*Given exercise*: Print, please, exactly and only the lines between the line holding "Reproduce this chart" and the line holding "handletextpad=0.3, columnspacing=2.2)", inclusive, omitting any pictures.

Stored entries
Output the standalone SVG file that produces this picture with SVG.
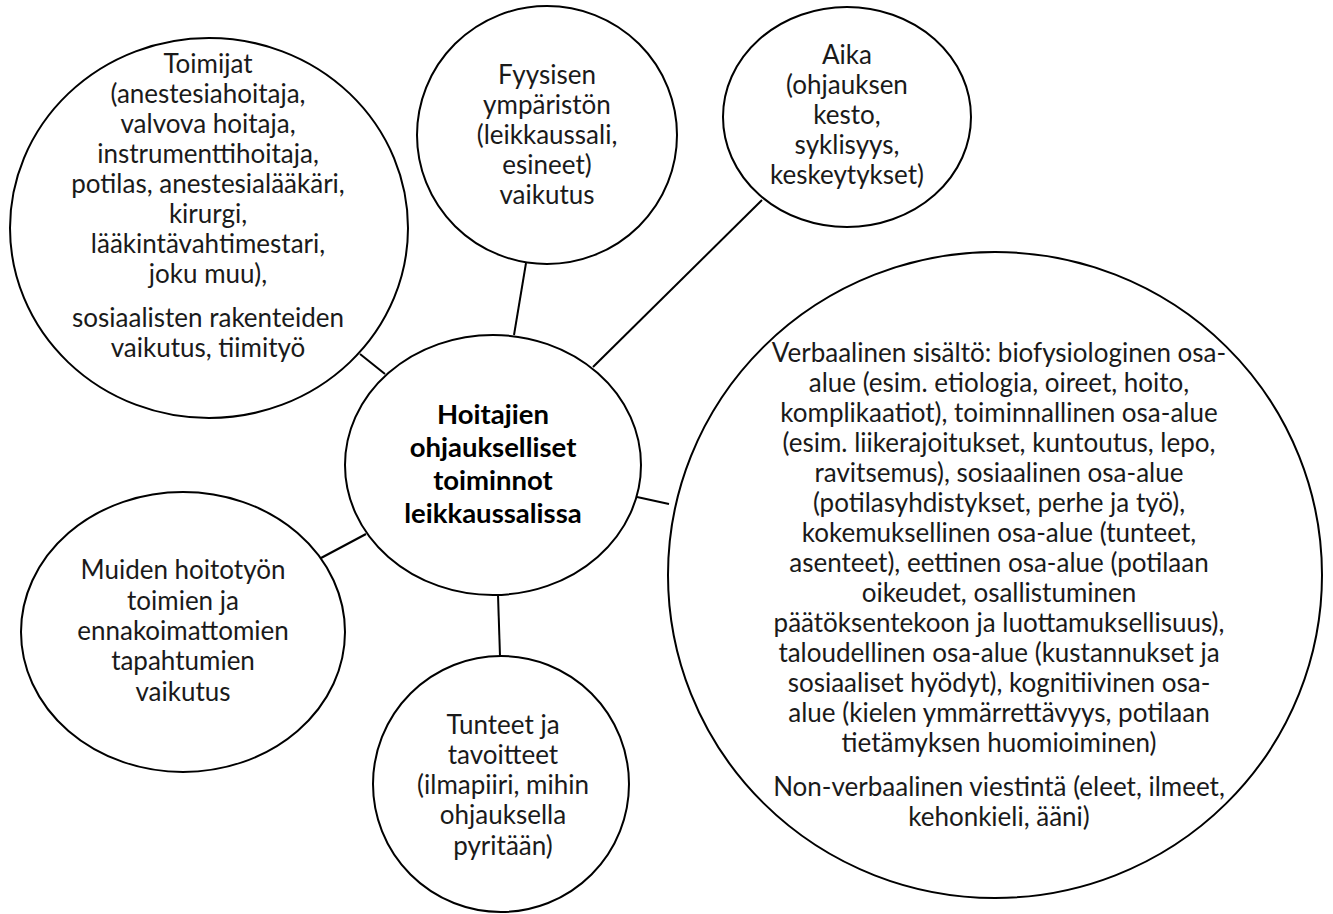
<svg xmlns="http://www.w3.org/2000/svg" width="1333" height="914" viewBox="0 0 1333 914">
<style>
.n{fill:#fff;stroke:#000;stroke-width:2}
.c line{stroke:#000;stroke-width:2}
text{font-family:Lato,"Liberation Sans",sans-serif;font-size:26px;fill:#1a1a1a;text-anchor:middle}
.b{font-weight:bold;font-size:27.5px;fill:#000}
</style>
<rect width="1333" height="914" fill="#fff"/>
<g class="c" id="connectors">
<line x1="360" y1="354" x2="385" y2="374"/>
<line x1="526" y1="263" x2="514" y2="335"/>
<line x1="762" y1="200" x2="593" y2="367"/>
<line x1="637" y1="497" x2="669" y2="504"/>
<line x1="366" y1="534" x2="321" y2="558"/>
<line x1="498" y1="595" x2="500" y2="656"/>
</g>
<g id="toimijat">
<ellipse class="n" cx="209" cy="228" rx="199" ry="190"/>
<text x="208" y="73">Toimijat</text>
<text x="208" y="103">(anestesiahoitaja,</text>
<text x="208" y="133">valvova hoitaja,</text>
<text x="208" y="163">instrumenttihoitaja,</text>
<text x="208" y="193">potilas, anestesialääkäri,</text>
<text x="208" y="223">kirurgi,</text>
<text x="208" y="253">lääkintävahtimestari,</text>
<text x="208" y="283">joku muu),</text>
<text x="208" y="327">sosiaalisten rakenteiden</text>
<text x="208" y="357">vaikutus, tiimityö</text>
</g>
<g id="fyysisen">
<ellipse class="n" cx="547" cy="135" rx="130" ry="129"/>
<text x="547" y="84">Fyysisen</text>
<text x="547" y="114">ympäristön</text>
<text x="547" y="144">(leikkaussali,</text>
<text x="547" y="174">esineet)</text>
<text x="547" y="204">vaikutus</text>
</g>
<g id="aika">
<ellipse class="n" cx="847" cy="117" rx="124" ry="110"/>
<text x="847" y="64">Aika</text>
<text x="847" y="94">(ohjauksen</text>
<text x="847" y="124">kesto,</text>
<text x="847" y="154">syklisyys,</text>
<text x="847" y="184">keskeytykset)</text>
</g>
<g id="center">
<ellipse class="n" cx="493" cy="465" rx="148" ry="130"/>
<text class="b" x="493" y="424">Hoitajien</text>
<text class="b" x="493" y="457">ohjaukselliset</text>
<text class="b" x="493" y="490">toiminnot</text>
<text class="b" x="493" y="523">leikkaussalissa</text>
</g>
<g id="muiden">
<ellipse class="n" cx="183" cy="632" rx="162" ry="140"/>
<text x="183" y="579">Muiden hoitotyön</text>
<text x="183" y="610">toimien ja</text>
<text x="183" y="640">ennakoimattomien</text>
<text x="183" y="670">tapahtumien</text>
<text x="183" y="701">vaikutus</text>
</g>
<g id="tunteet">
<ellipse class="n" cx="501" cy="784" rx="128" ry="128"/>
<text x="503" y="734">Tunteet ja</text>
<text x="503" y="764">tavoitteet</text>
<text x="503" y="794">(ilmapiiri, mihin</text>
<text x="503" y="824">ohjauksella</text>
<text x="503" y="855">pyritään)</text>
</g>
<g id="viestinta">
<ellipse class="n" cx="995" cy="575" rx="327" ry="323"/>
<text x="999" y="362">Verbaalinen sisältö: biofysiologinen osa-</text>
<text x="999" y="392">alue (esim. etiologia, oireet, hoito,</text>
<text x="999" y="422">komplikaatiot), toiminnallinen osa-alue</text>
<text x="999" y="452">(esim. liikerajoitukset, kuntoutus, lepo,</text>
<text x="999" y="482">ravitsemus), sosiaalinen osa-alue</text>
<text x="999" y="512">(potilasyhdistykset, perhe ja työ),</text>
<text x="999" y="542">kokemuksellinen osa-alue (tunteet,</text>
<text x="999" y="572">asenteet), eettinen osa-alue (potilaan</text>
<text x="999" y="602">oikeudet, osallistuminen</text>
<text x="999" y="632">päätöksentekoon ja luottamuksellisuus),</text>
<text x="999" y="662">taloudellinen osa-alue (kustannukset ja</text>
<text x="999" y="692">sosiaaliset hyödyt), kognitiivinen osa-</text>
<text x="999" y="722">alue (kielen ymmärrettävyys, potilaan</text>
<text x="999" y="752">tietämyksen huomioiminen)</text>
<text x="999" y="796">Non-verbaalinen viestintä (eleet, ilmeet,</text>
<text x="999" y="826">kehonkieli, ääni)</text>
</g>
</svg>
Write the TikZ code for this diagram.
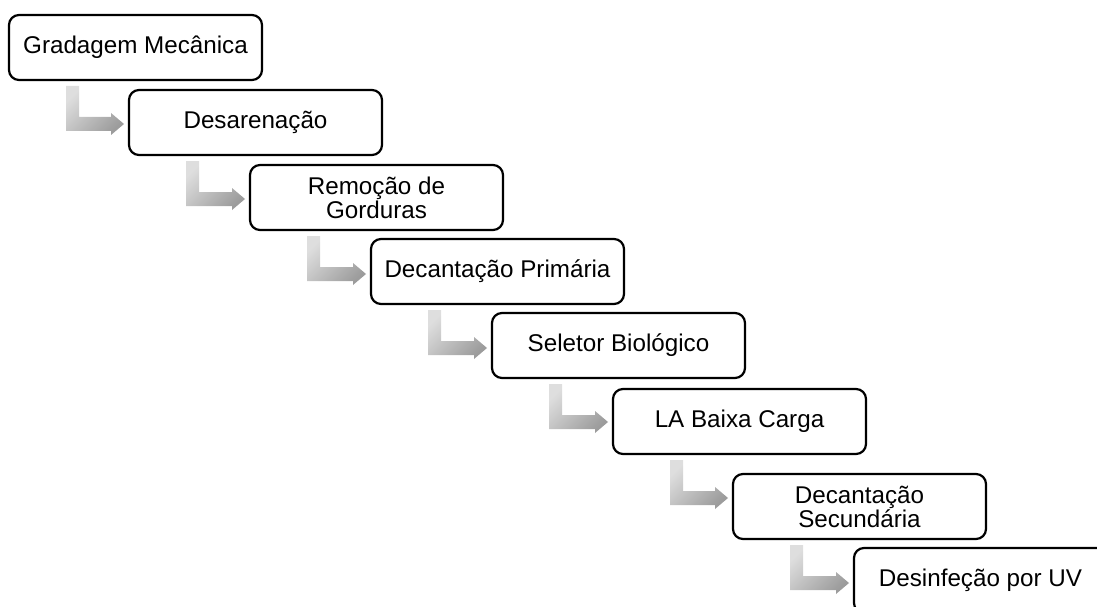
\documentclass[tikz,border=0pt]{standalone}
\usepackage{fontspec}
\setmainfont{Liberation Sans}
\usetikzlibrary{calc}
\definecolor{arrowlight}{HTML}{DEDEDE}
\definecolor{arrowdark}{HTML}{9C9C9C}
\begin{document}
\begin{tikzpicture}[x=1pt,y=-1pt,
  stepbox/.style={draw=black, line width=2.2pt, rounded corners=10pt, fill=white,
    minimum width=253pt, minimum height=65pt, inner sep=0pt, outer sep=0pt,
    anchor=north west, align=center, font=\fontsize{24.2}{24}\selectfont},
  arrowshade/.style={top color=arrowlight, bottom color=arrowdark, shading angle=45}]
\useasboundingbox (0,0) rectangle (1097,607);
\clip (0,0) rectangle (1097,607);
\node[stepbox] (b1) at (9,15)   {Gradagem Mecânica};
\node[stepbox] (b2) at (129,90) {Desarenação};
\node[stepbox] (b3) at (250,165) {Remoção de\\Gorduras};
\node[stepbox] (b4) at (371,239) {Decantação Primária};
\node[stepbox] (b5) at (492,313) {Seletor Biológico};
\node[stepbox] (b6) at (613,389) {LA Baixa Carga};
\node[stepbox] (b7) at (733,474) {Decantação\\Secundária};
\node[stepbox] (b8) at (854,548) {Desinfeção por UV};
\foreach \s/\t in {b1/b2,b2/b3,b3/b4,b4/b5,b5/b6,b6/b7,b7/b8}{
  \shade[arrowshade] let \p1=(\s.south west), \p2=(\t.west) in
    (\x1+57pt,\y1-6pt) -- (\x1+70pt,\y1-6pt) -- (\x1+70pt,\y1-37pt)
    -- (\x2-18pt,\y1-37pt) -- (\x2-18pt,\y1-33pt) -- (\x2-5pt,\y1-44pt)
    -- (\x2-18pt,\y1-55pt) -- (\x2-18pt,\y1-51pt) -- (\x1+57pt,\y1-51pt) -- cycle;
}
\end{tikzpicture}
\end{document}
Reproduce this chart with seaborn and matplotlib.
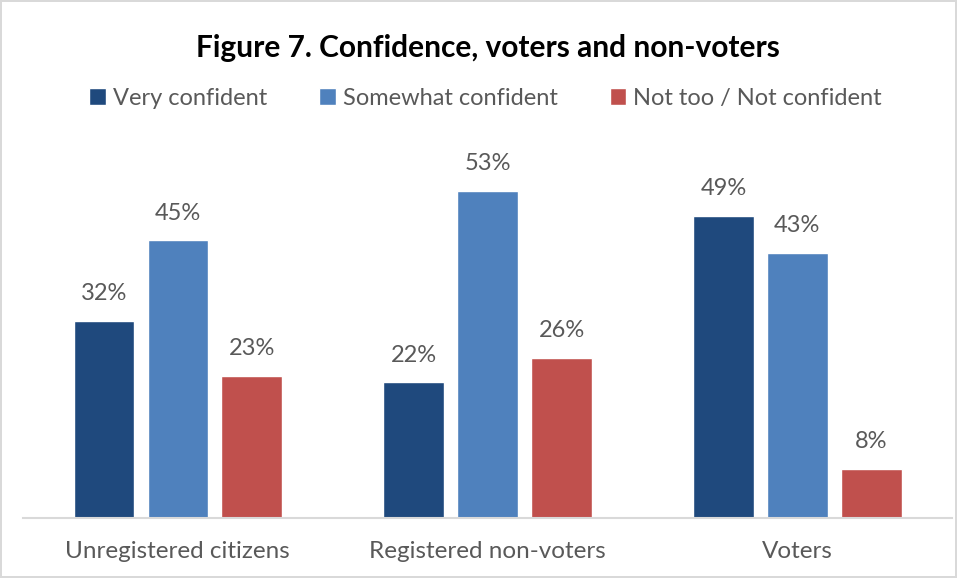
import pandas as pd
import seaborn as sns
import matplotlib.pyplot as plt

# Data
groups = ['Unregistered citizens', 'Registered non-voters', 'Voters']
series = ['Very confident', 'Somewhat confident', 'Not too / Not confident']
very = [32, 22, 49]
somewhat = [45, 53, 43]
not_conf = [23, 26, 8]
colors = ['#1F497D', '#4F81BD', '#C0504D']

df = pd.DataFrame({
    'Group': groups * 3,
    'Series': [series[0]] * 3 + [series[1]] * 3 + [series[2]] * 3,
    'Value': very + somewhat + not_conf,
})

sns.set_style('white')
plt.rcParams['font.family'] = ['Lato', 'DejaVu Sans']
text_gray = '#595959'

fig = plt.figure(figsize=(9.57, 5.78), dpi=100)
fig.patch.set_edgecolor('#D9D9D9')
fig.patch.set_linewidth(1.5)
ax = fig.add_axes([0.024, 0.104, 0.971, 0.654])

sns.barplot(data=df, x='Group', y='Value', hue='Series', palette=colors,
            width=0.716, gap=0.18, ax=ax, legend=True, saturation=1)

for cont in ax.containers:
    ax.bar_label(cont, fmt='%d%%', padding=12, fontsize=17, color=text_gray)

ax.set_ylim(0, 61.3)
ax.set_xlim(-0.5, 2.5)
ax.set_xlabel('')
ax.set_ylabel('')
ax.set_yticks([])
ax.tick_params(axis='x', length=0, labelsize=17.5, labelcolor=text_gray, pad=17)
for s in ['top', 'left', 'right']:
    ax.spines[s].set_visible(False)
ax.spines['bottom'].set_color('#D9D9D9')
ax.spines['bottom'].set_linewidth(1.5)

ax.legend(loc='center', bbox_to_anchor=(0.498, 1.11), ncol=3, frameon=False,
          fontsize=17, labelcolor=text_gray, handlelength=0.7, handleheight=0.7,
          handletextpad=0.3, columnspacing=2.2)

fig.text(0.51, 0.917, 'Figure 7. Confidence, voters and non-voters',
         ha='center', va='center', fontsize=21.5, fontweight='bold', color='black')

plt.savefig('out.png', dpi=100)
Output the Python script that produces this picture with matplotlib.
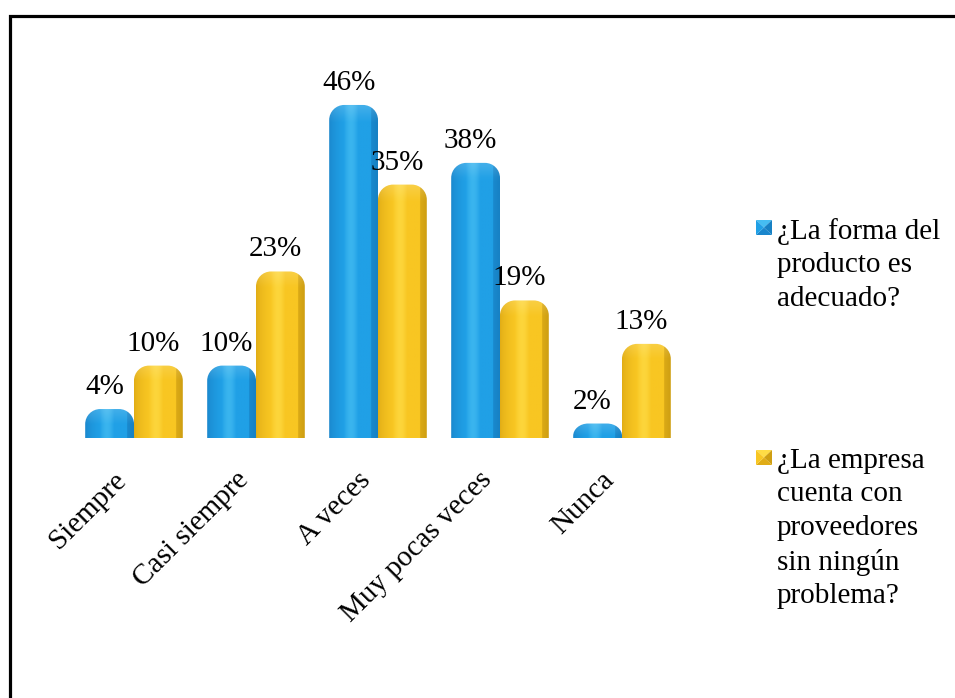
import matplotlib

matplotlib.use("Agg")

import matplotlib.pyplot as plt
import numpy as np
from matplotlib.patches import PathPatch, Polygon, Rectangle
from matplotlib.path import Path

categories = ["Siempre", "Casi siempre", "A veces", "Muy pocas veces", "Nunca"]
forma_producto = [4, 10, 46, 38, 2]
proveedores = [10, 23, 35, 19, 13]
series_labels = [
    "¿La forma del\nproducto es\nadecuado?",
    "¿La empresa\ncuenta con\nproveedores\nsin ningún\nproblema?",
]

W, H = 955, 698
FONT = ["Liberation Serif", "DejaVu Serif"]
FS = 21
plt.rcParams["font.family"] = FONT

# palettes: (shadow, body, highlight, side face)
BLUE = ["#1a86cc", "#20a0e6", "#45bdf2", "#1781c4"]
GOLD = ["#e0ac16", "#f8c622", "#ffdc45", "#cf9f12"]


def hex_rgb(c):
    c = c.lstrip("#")
    return np.array([int(c[i:i + 2], 16) / 255 for i in (0, 2, 4)])


def shade_image(pal, height_frac_cap, n=64):
    shadow, body, hi, side = (hex_rgb(c) for c in pal)
    u = np.linspace(0, 1, n)
    cols = np.zeros((n, 3))
    for i, t in enumerate(u):
        if t < 0.3:
            cols[i] = shadow + (body - shadow) * (t / 0.3) ** 0.6
        elif t < 0.6:
            s = np.sin((t - 0.3) / 0.3 * np.pi)
            cols[i] = body + (hi - body) * 0.7 * s
        elif t < 0.86:
            cols[i] = body
        else:
            cols[i] = side + (body - side) * 0.3 * (1 - (t - 0.86) / 0.14)
    v = np.linspace(0, 1, n)[:, None, None]
    img = np.repeat(cols[None, :, :], n, axis=0)
    # lighten the rounded cap a little
    cap = np.clip((v - (1 - height_frac_cap)) / max(height_frac_cap, 1e-3), 0, 1)
    img = img + (1 - img) * 0.15 * cap
    return np.clip(img, 0, 1)


def rounded_bar(x0, x1, top, rx, ry):
    ry = min(ry, top * 0.85)
    k = 0.5523
    verts = [
        (x0, 0), (x1, 0), (x1, top - ry),
        (x1, top - ry + k * ry), (x1 - rx + k * rx, top), (x1 - rx, top),
        (x0 + rx, top),
        (x0 + rx - k * rx, top), (x0, top - ry + k * ry), (x0, top - ry),
        (x0, 0),
    ]
    codes = [Path.MOVETO, Path.LINETO, Path.LINETO,
             Path.CURVE4, Path.CURVE4, Path.CURVE4,
             Path.LINETO,
             Path.CURVE4, Path.CURVE4, Path.CURVE4,
             Path.CLOSEPOLY]
    return Path(verts, codes), ry


fig = plt.figure(figsize=(W / 100, H / 100), dpi=100)
ax = fig.add_axes([73 / W, (H - 438) / H, 610 / W, 378 / H])
ymax = 378 / 7.24
rx = 15 / 122
ry = 15 / 7.24
width = 0.4

for values, offset, pal in ((forma_producto, -0.2, BLUE), (proveedores, 0.2, GOLD)):
    for i, v in enumerate(values):
        x0 = i + offset - width / 2
        x1 = i + offset + width / 2
        path, r = rounded_bar(x0, x1, v, rx, ry)
        patch = PathPatch(path, facecolor="none", edgecolor="none")
        ax.add_patch(patch)
        img = shade_image(pal, r / v)
        im = ax.imshow(img, extent=(x0, x1, 0, v), origin="lower",
                       aspect="auto", interpolation="bilinear", zorder=2)
        im.set_clip_path(patch)
        ax.annotate(f"{v}%", xy=(i + offset, v), xytext=(-5, 22),
                    textcoords="offset pixels", ha="center", va="center",
                    fontsize=FS, zorder=5)

for i, name in enumerate(categories):
    ax.annotate(name, xy=(i, 0), xytext=(-21, -29), textcoords="offset pixels",
                ha="right", va="top", rotation=45, rotation_mode="anchor",
                fontsize=FS, annotation_clip=False)

ax.set_xlim(-0.5, 4.5)
ax.set_ylim(0, ymax)
ax.axis("off")


def fx(px):
    return px / W


def fy(py):
    return (H - py) / H


# legend with bevelled square keys
for (top_px, label, pal) in ((220, series_labels[0], BLUE), (450, series_labels[1], GOLD)):
    x0, x1 = 756, 772
    y0, y1 = top_px, top_px + 15
    xc, yc = (x0 + x1) / 2, (y0 + y1) / 2
    faces = [
        ([(x0, y0), (x1, y0), (xc, yc)], pal[2]),
        ([(x1, y0), (x1, y1), (xc, yc)], pal[3]),
        ([(x1, y1), (x0, y1), (xc, yc)], pal[0]),
        ([(x0, y1), (x0, y0), (xc, yc)], pal[1]),
    ]
    for pts, col in faces:
        fig.patches.append(Polygon([(fx(a), fy(b)) for a, b in pts], closed=True,
                                   facecolor=col, edgecolor="none",
                                   transform=fig.transFigure))
    fig.text(fx(777), fy(top_px - 2), label, ha="left", va="top",
             fontsize=FS, linespacing=1.37)

# chart frame (runs off the right and bottom edges)
fig.patches.append(Rectangle((fx(9.5), -0.05), 1.2, fy(15.5) + 0.05,
                             facecolor="none", edgecolor="black", linewidth=2.3,
                             transform=fig.transFigure))

fig.savefig("out.png", dpi=100)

*Finished task*:
Reproduce this chart with seaborn and matplotlib.
import pandas as pd
import seaborn as sns
import matplotlib.pyplot as plt

# Data
groups = ['Unregistered citizens', 'Registered non-voters', 'Voters']
series = ['Very confident', 'Somewhat confident', 'Not too / Not confident']
very = [32, 22, 49]
somewhat = [45, 53, 43]
not_conf = [23, 26, 8]
colors = ['#1F497D', '#4F81BD', '#C0504D']

df = pd.DataFrame({
    'Group': groups * 3,
    'Series': [series[0]] * 3 + [series[1]] * 3 + [series[2]] * 3,
    'Value': very + somewhat + not_conf,
})

sns.set_style('white')
plt.rcParams['font.family'] = ['Lato', 'DejaVu Sans']
text_gray = '#595959'

fig = plt.figure(figsize=(9.57, 5.78), dpi=100)
fig.patch.set_edgecolor('#D9D9D9')
fig.patch.set_linewidth(1.5)
ax = fig.add_axes([0.024, 0.104, 0.971, 0.654])

sns.barplot(data=df, x='Group', y='Value', hue='Series', palette=colors,
            width=0.716, gap=0.18, ax=ax, legend=True, saturation=1)

for cont in ax.containers:
    ax.bar_label(cont, fmt='%d%%', padding=12, fontsize=17, color=text_gray)

ax.set_ylim(0, 61.3)
ax.set_xlim(-0.5, 2.5)
ax.set_xlabel('')
ax.set_ylabel('')
ax.set_yticks([])
ax.tick_params(axis='x', length=0, labelsize=17.5, labelcolor=text_gray, pad=17)
for s in ['top', 'left', 'right']:
    ax.spines[s].set_visible(False)
ax.spines['bottom'].set_color('#D9D9D9')
ax.spines['bottom'].set_linewidth(1.5)

ax.legend(loc='center', bbox_to_anchor=(0.498, 1.11), ncol=3, frameon=False,
          fontsize=17, labelcolor=text_gray, handlelength=0.7, handleheight=0.7,
          handletextpad=0.3, columnspacing=2.2)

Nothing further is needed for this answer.